DefCon Chronicles: database of intentions revisited

I see that the press picked up on the presentation by Greg Conti, a computer science professor at the United States Military Academy. The basic premise was collecting the Internet cache data, showing it to the user, and then asking the user to filter out the information that should not be shared with the public. Most people will filter out personal information, personal locations, SSNs or credit card numbers. Greg Conti showed that normally it’s anywhere between 10% and 31% that we ourselves decide we wouldn’t like to share.

Now let’s remember that search engines out there get all that information, and a portal with wide variety of services (he used an example of Google, but I guess one could come up with numerous other ones) would contain even more information, such as friends’ e-mail addresses, phone numbers, and interesting places we look up on the map.

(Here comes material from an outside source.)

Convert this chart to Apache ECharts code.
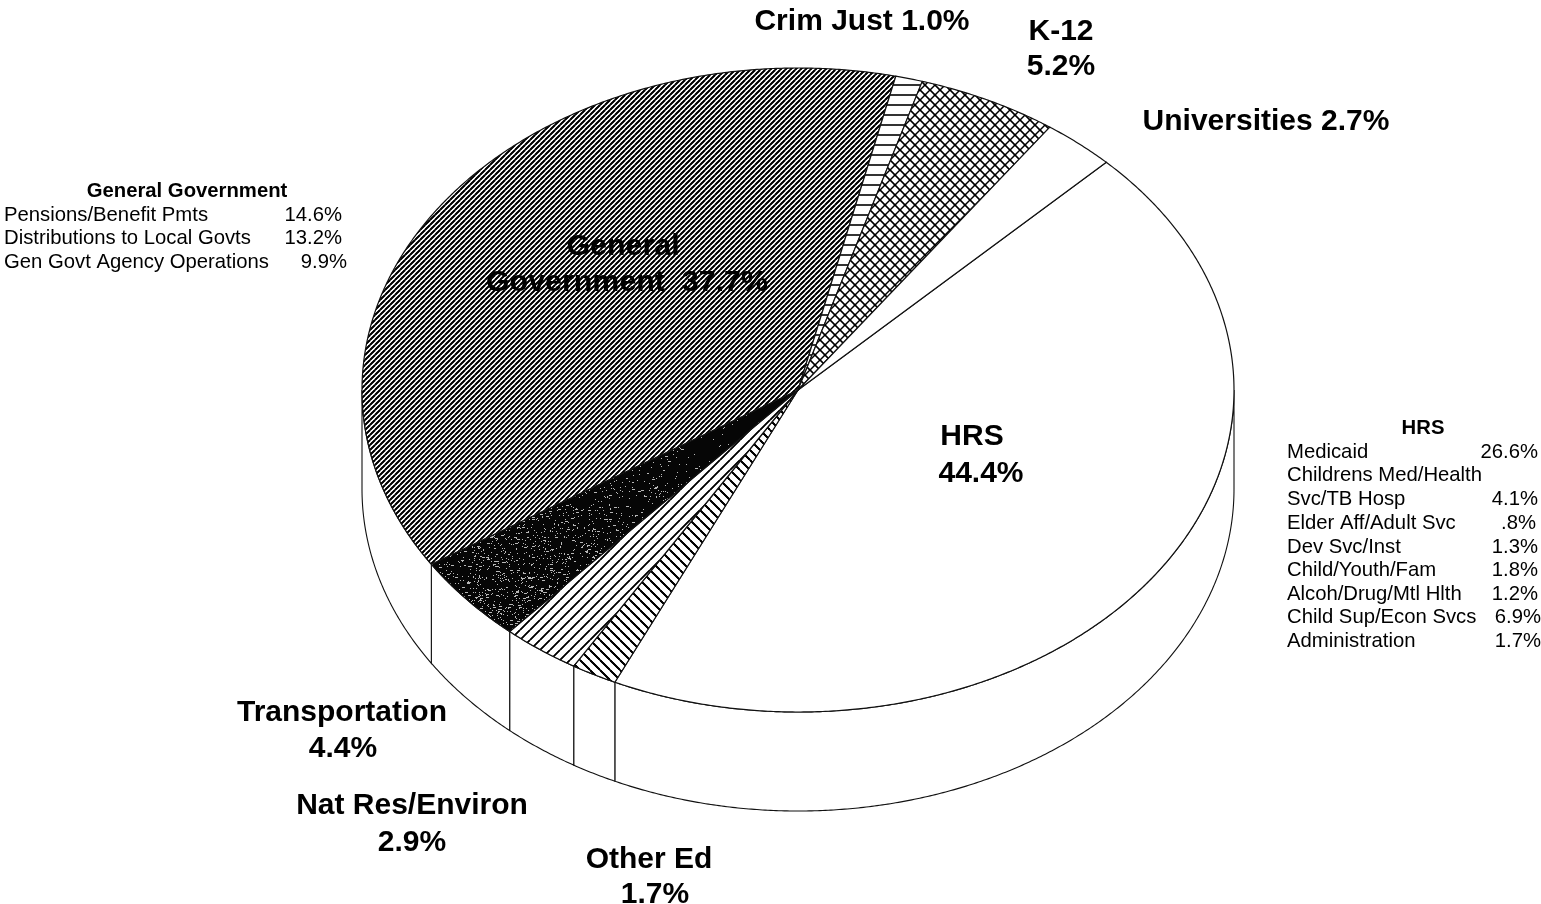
<!DOCTYPE html>
<html>
<head>
<meta charset="utf-8">
<style>html,body{margin:0;padding:0;background:#fff}#c{width:1541px;height:904px}</style>
<script src="https://cdn.jsdelivr.net/npm/echarts@6/dist/echarts.min.js"></script>
</head>
<body>
<div id="c"></div>
<script>
// ---------- data ----------
var sliceNames = ['HRS','Other Ed','Nat Res/Environ','Transportation','General Government','Crim Just','K-12','Universities'];
var sliceValues = [44.4,1.7,2.9,4.4,37.7,1.0,5.2,2.7];
var sliceLabels = [['HRS','44.4%'],['Other Ed','1.7%'],['Nat Res/Environ','2.9%'],['Transportation','4.4%'],
  ['General','Government  37.7%'],['Crim Just 1.0%'],['K-12','5.2%'],['Universities 2.7%']];
var generalTitle = 'General Government';
var generalRows = ['Pensions/Benefit Pmts','Distributions to Local Govts','Gen Govt Agency Operations'];
var generalPcts = ['14.6%','13.2%','9.9%'];
var hrsTitle = 'HRS';
var hrsRows = ['Medicaid','Childrens Med/Health','Svc/TB Hosp','Elder Aff/Adult Svc','Dev Svc/Inst','Child/Youth/Fam','Alcoh/Drug/Mtl Hlth','Child Sup/Econ Svcs','Administration'];
var hrsPcts = ['26.6%','','4.1%','.8%','1.3%','1.8%','1.2%','6.9%','1.7%'];

// ---------- layout / style ----------
var CX = 798, CY = 390, RX = 436, RY = 322, DEPTH = 99, START_ANGLE = 45;
var FONT = '"Liberation Sans",Arial,sans-serif', INK = '#111', SMALL = 20.3;
var labelPos = [[[972,437],[981,474]],[[649,860],[655,895]],[[412,806],[412,843]],[[342,713],[343,749]],
  [[623,247],[627,283]],[[862,22]],[[1061,32],[1061,67]],[[1266,122]]];
var generalY = [215,238,262], generalPctRight = [342,342,347];
var hrsY = [452,475,499,523,547,570,594,617,641], hrsPctRight = [1538,1538,1538,1536,1538,1538,1538,1541,1541];

function tile(w, h, draw){
  var c = document.createElement('canvas'); c.width = w; c.height = h;
  var g = c.getContext('2d'); g.fillStyle = '#fff'; g.fillRect(0,0,w,h);
  g.strokeStyle = '#000'; draw(g,w,h); return {image:c, repeat:'repeat'};
}
function seg(g,lw,list){ g.lineWidth = lw; list.forEach(function(s){ g.beginPath(); g.moveTo(s[0],s[1]); g.lineTo(s[2],s[3]); g.stroke(); }); }
function slash(s){ return [[-s,s,s,-s],[0,s,s,0],[s,s+s,s+s,s],[-s,s+s,s+s,-s],[0,s+s,s+s,0]]; }
function back(s){ return [[0,0,s,s],[-s,0,s,s+s],[0,-s,s+s,s],[-s,-s,s,s],[0,0,s+s,s+s]]; }
// Speckled near-black print texture: a fixed hash, heavier toward the outer part of the wedge.
function speckle(){
  var W = 1541, H = 904, c = document.createElement('canvas'); c.width = W; c.height = H;
  var g = c.getContext('2d'); g.fillStyle = '#060606'; g.fillRect(0,0,W,H);
  var h = 1779033703;
  function next(){ h = (h + 0x6D2B79F5) | 0; var t = Math.imul(h ^ (h >>> 15), 1 | h);
    t = (t + Math.imul(t ^ (t >>> 7), 61 | t)) ^ t; return ((t ^ (t >>> 14)) >>> 0) / 4294967296; }
  g.fillStyle = '#b8b8b8';
  for (var i = 0; i < 60000; i++){
    var x = 420 + next()*400, y = 380 + next()*260, keep = next(), len = next();
    var d = Math.hypot(x-510, y-590) / 260;
    if (keep < 0.16 * Math.max(0.05, 1-d)) g.fillRect(Math.round(x), Math.round(y), len > 0.85 ? 3 : 1, 1);
  }
  return {image:c, repeat:'no-repeat'};
}
var fills = [
  '#fff',
  tile(10,10,function(g){ seg(g,1.6,back(10)); }),
  tile(10,10,function(g){ seg(g,1.5,slash(10)); }),
  speckle(),
  tile(5,5,function(g){ seg(g,1.7,slash(5)); }),
  tile(10,10,function(g){ seg(g,1.6,[[0,5,10,5]]); }),
  tile(10,10,function(g){ seg(g,1.2,slash(10).concat(back(10))); }),
  '#fff'
];

var total = sliceValues.reduce(function(a,b){return a+b;},0);
var starts = []; sliceValues.reduce(function(a,v,i){ starts[i]=a; return a+v; },0);

var chart = echarts.init(document.getElementById('c'), null, {renderer:'canvas'});

function textEl(t,x,y,size,weight,align){
  return {type:'text', style:{text:t,x:x,y:y,fill:'#000',font:weight+' '+size+'px '+FONT,textAlign:align,textVerticalAlign:'middle'}};
}

function renderSlice(params, api){
  var i = params.dataIndex, st = api.value(1), val = api.value(2);
  var top = [], n = Math.max(6, Math.round(val*10));
  for (var k=0;k<=n;k++){
    var p = api.coord([1, st + val*k/n]);
    top.push([p[0], CY + (p[1]-CY)*RY/RX]);
  }
  var children = [];
  var front = top.filter(function(p){ return p[1] >= CY; });
  if (front.length > 1){
    var wall = front.concat(front.slice().reverse().map(function(p){ return [p[0],p[1]+DEPTH]; }));
    children.push({type:'polygon', shape:{points:wall}, style:{fill:'#fff',stroke:INK,lineWidth:1.1}});
  }
  var centre = api.coord([0, st]);
  children.push({type:'polygon', shape:{points:[[centre[0],CY]].concat(top)},
    style:{fill:fills[i],stroke:INK,lineWidth:1.2}});
  sliceLabels[i].forEach(function(line,j){
    var q = labelPos[i][j];
    children.push(textEl(line,q[0],q[1],i===4?30.4:30,'bold','center'));
  });
  return {type:'group', children:children};
}

var graphics = [textEl(generalTitle,187,191,SMALL,'bold','center')];
generalRows.forEach(function(t,i){
  graphics.push(textEl(t,4,generalY[i],SMALL,'normal','left'));
  graphics.push(textEl(generalPcts[i],generalPctRight[i],generalY[i],SMALL,'normal','right'));
});
graphics.push(textEl(hrsTitle,1423,428,SMALL,'bold','center'));
hrsRows.forEach(function(t,i){
  graphics.push(textEl(t,1287,hrsY[i],SMALL,'normal','left'));
  if (hrsPcts[i]) graphics.push(textEl(hrsPcts[i],hrsPctRight[i],hrsY[i],SMALL,'normal','right'));
});

chart.setOption({
  animation:false,
  backgroundColor:'#fff',
  polar:{center:[CX,CY], radius:RX},
  angleAxis:{type:'value',min:0,max:total,startAngle:START_ANGLE,clockwise:true,show:false},
  radiusAxis:{type:'value',min:0,max:1,show:false},
  graphic:graphics,
  series:[{
    type:'custom', coordinateSystem:'polar', renderItem:renderSlice, clip:false, silent:true,
    encode:{radius:0, angle:1},
    data:sliceNames.map(function(n,i){ return {name:n, value:[1,starts[i],sliceValues[i]]}; })
  }]
});
</script>
</body>
</html>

Overall, the presentation didn’t strike me as anything special (maybe I spent too much time inside the Internet industry). It’s the same argument we’ve heard before, and solution usually is that if you’re paranoid, try to disclose as little information about yourself as possible. It also rings a bell, if you recall John Battelle‘s Database of intentions:

The Database of Intentions is simply this: The aggregate results of every search ever entered, every result list ever tendered, and every path taken as a result. It lives in many places, but three or four places in particular hold a massive amount of this data (ie MSN, Google, and Yahoo). This information represents, in aggregate form, a place holder for the intentions of humankind – a massive database of desires, needs, wants, and likes that can be discovered, supoenaed, archived, tracked, and exploited to all sorts of ends. Such a beast has never before existed in the history of culture, but is almost guaranteed to grow exponentially from this day forward. This artifact can tell us extraordinary things about who we are and what we want as a culture. And it has the potential to be abused in equally extraordinary fashion.

Now to quote Conti’s presentation:

“I was shocked, and I think other people will be shocked, to learn the information they’ve been handing over,” Conti said in an interview ahead of his presentation. “What we’re doing is implicitly trusting a handful of companies with a tremendous amount of our personal information.”

Posted Friday, August 4th, 2006 under DefCon.